TOMáS ABRAHAM
Tomás Abraham llega a España con su satírico y controvertido ensayo sobre el amor. Mejor dicho, sobre la historia del amor concebido como guerra.
› Por Cecilia Sosa
La guerra del amor
Tomás Abraham
Dilemas
250 páginas
Críptico y crispado, salpicado de guiños e irreverencias, enlazando invocaciones tan pertinentes como irresponsables. Leer a Tomás Abraham parece casi un capricho de la filosofía local. En la mejor tradición del ensayo, emulando por momentos el tono satírico de Macedonio Fernández o el vitalismo iracundo de Martínez Estrada, el autor de Historias de la Argentina deseada, La aldea local, La empresa de vivir, Tensiones filosóficas, Situaciones postales y Fricciones es ante todo un gran “mezclador” de ideas. Y tal vez sea ese vértigo, ese ondular desparpajado por la cultura de aquí y allá, por lo alto y lo bajo, lo liviano y lo denso (y todo en el más absoluto desorden), lo que lo haya investido de un encanto tan especial para el público español, siempre un poco propenso a la planicie. Sucede que La guerra del amor, publicado originalmente en 1992, acaba de ser reeditado en España por la Editorial Dilemas y la Escuela de Letras de Madrid.

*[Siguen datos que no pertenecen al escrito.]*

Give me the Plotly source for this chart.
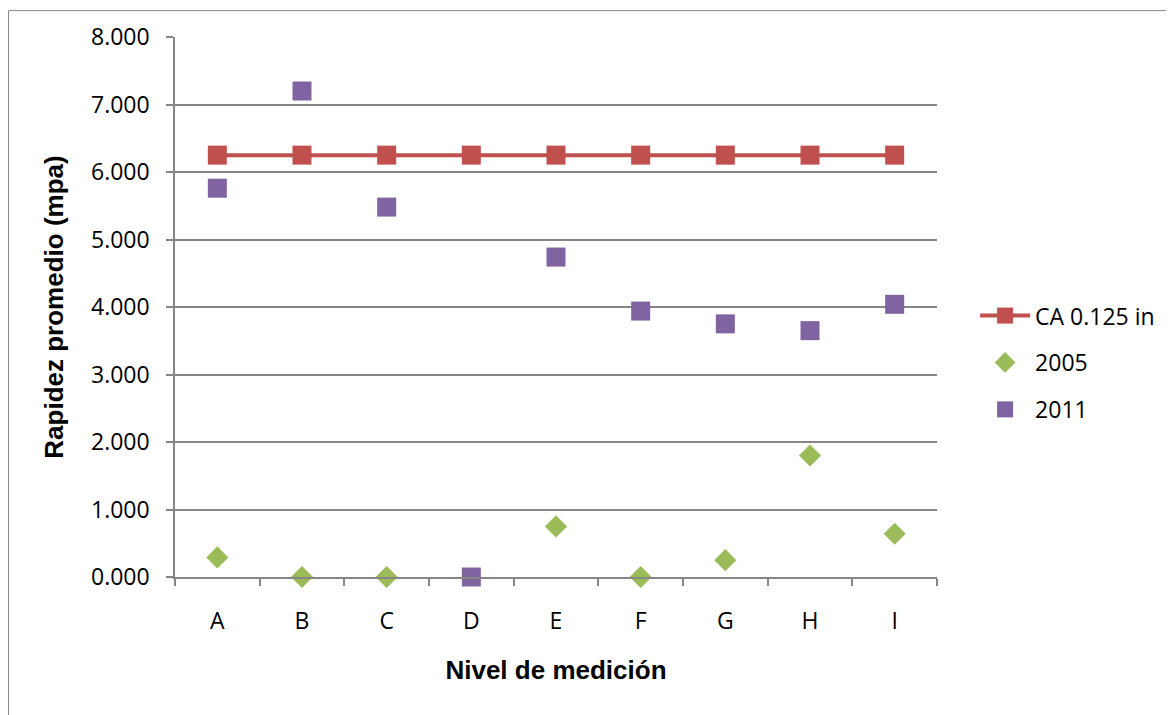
import plotly.graph_objects as go

categories = ["A", "B", "C", "D", "E", "F", "G", "H", "I"]
ca_values = [6.25, 6.25, 6.25, 6.25, 6.25, 6.25, 6.25, 6.25, 6.25]
v2005 = [0.29, 0.0, 0.0, None, 0.75, 0.0, 0.25, 1.80, 0.64]
v2011 = [5.76, 7.20, 5.48, 0.0, 4.74, 3.94, 3.75, 3.65, 4.04]

fig = go.Figure()
fig.add_trace(go.Scatter(
    x=categories, y=ca_values, name="CA 0.125 in", mode="lines+markers",
    legendgroup="g1", cliponaxis=False,
    line=dict(color="#C0504D", width=4),
    marker=dict(symbol="square", size=19, color="#C0504D"),
))
fig.add_trace(go.Scatter(
    x=categories, y=v2005, name="2005", mode="markers",
    legendgroup="g2", cliponaxis=False,
    marker=dict(symbol="diamond", size=17, color="#9BBB59"),
))
fig.add_trace(go.Scatter(
    x=categories, y=v2011, name="2011", mode="markers",
    legendgroup="g3", cliponaxis=False,
    marker=dict(symbol="square", size=19, color="#8064A2"),
))

# page is offset by 8px body margin
L, R, T, B = 167, 237, 27, 138
W, H = 1166, 707
pw, ph = W - L - R, H - T - B
bx = (0.5 - L) / pw
by = (H - B - 0.5) / ph

tickfont = dict(family="Open Sans, sans-serif", size=23, color="black")
titlefont = dict(family="Liberation Sans, Arial, sans-serif", size=26, color="black")

fig.update_layout(
    width=W, height=H,
    margin=dict(l=L, r=R, t=T, b=B),
    paper_bgcolor="white", plot_bgcolor="white",
    font=dict(family="Open Sans, sans-serif", size=23, color="black"),
    showlegend=True,
    legend=dict(x=1.05, y=0.397, xanchor="left", yanchor="middle",
                font=dict(size=23), tracegroupgap=14, itemwidth=50),
    xaxis=dict(
        type="category", range=[-0.5, 8.5],
        showgrid=False, showline=True, linecolor="#868686", linewidth=1.5,
        ticks="outside", tickson="boundaries", ticklen=7, tickcolor="#868686", tickwidth=1.5,
        tickfont=tickfont, ticklabelstandoff=23,
        title=dict(text="<b>Nivel de medición</b>", font=titlefont, standoff=25),
    ),
    yaxis=dict(
        range=[0, 8], dtick=1, tickformat=".3f",
        showgrid=True, gridcolor="#868686", gridwidth=1.5,
        showline=True, linecolor="#868686", linewidth=1.5,
        ticks="outside", ticklen=7, tickcolor="#868686", tickwidth=1.5,
        zeroline=False, tickfont=tickfont, ticklabelstandoff=12,
        title=dict(text="<b>Rapidez promedio (mpa)</b>", font=titlefont, standoff=20),
    ),
    shapes=[dict(type="rect", xref="paper", yref="paper", x0=bx, y0=-1, x1=2, y1=by,
                 line=dict(color="#878787", width=1), layer="below")],
)

fig.write_html("out.html")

La flamante colección de ensayos incluirá títulos como La poética de Saint-John Perse, de Roger Caillois, y Llámenme Ismael, de Charles Olson.
Casi a modo de recordatorio se podría decir que La guerra del amor recorre ese gran invento que es el amor, y lo persigue por los pasillos más remotos y más actuales: de la Grecia antigua a la Plaza de Mayo; Lacan, Foucault pero también Marechal, Josefina Ludmer y Bloch. Un viaje por las más encontradas tradiciones filosóficas y también un juego (con recompensas y premios), al modo de una rayuela quebrada.
Los mil rostros del amor: un canto, una cruzada, una ética, una emoción, un juego de salón, un problema ético, un asunto histórico, una institución. Si hace tiempo que el amor se ha vuelto un problema, la ventaja de Abraham es que, en todo caso, invita a multiplicarlos.
La guerra del amor parte de una convicción arriesgada: que la mirada de un “judío rumano nacionalizado argentino” puede ayudar a superar una tortícolis cultural que padece, en principio, el “provincianismo” francés, por otro lado, cuna de formación del autor. ¿Cómo superarlo? “Al estar tan abajo y de frente, tenía un buen ángulo de visión”, parece que le dijeron a Abraham. Así de ostentoso, así de narcisista.
Abraham abre con una pregunta encantadora: ¿Cómo se pasa del amor de muchachos al amor de la Dama? Si el amor griego era amor de hombres, y tenía una función política y pedagógica (donde la filosofía como erótica era un saber), en los años mil el dispositivo que enlazaba amistad-varón-filosofía vira hacia otro que conjugará amor, mujer y literatura. Y si el autor se zambulle en las interferencias y obstáculos de ese viraje, también se abre a la “conexión Oriente”. Contra la idea de que el amor es un invento europeo (y que nadie amó con la intensidad de los franceses), Abraham recupera en la poética de los judíos musulmanes el antecedente nómada y beduino del culto a la Dama.
Sin embargo, aquí y allá, el amor parece surcado por amenazas: la Señora y la Dama; el matrimonio y la pasión; y antes que de encuentros, también puede ser una historia de desencuentros sabiamente construidos. Y como Abraham ya está grande para soñar con imposibles, convoca en “Bisagras” una mesa redonda de diez estaciones donde bucear sus eslabones perdidos.
Ya en otro territorio, Abraham dedica una segunda parte a “Las políticas del amor”. Y en “dos vías del amor” regala un enfrentamiento musical entre el mito de la felicidad realizable de Erich Fromm y la comedia de malentendidos de Jacques Lacan. Pero si en el amor no puede haber coincidencias, si está sometido a un constante juego de desajustes, ¿cuál otra que ésta podría ser su función más radical?: fundar la paradoja de una ética; una ética que permite encontrar la voz ancestral de Antígona resonando en la rebeldía de las Madres de Plaza de Mayo, que frente al Creonte argentino se rebelan contra el orden y señalan la necesidad de recuperar cuerpos y nombres.
En sus vaivenes más risueños y entrecortados, Abraham sabe ser tan insoportable como cautivador. Sin duda, un “doxólogo” digno de exportación.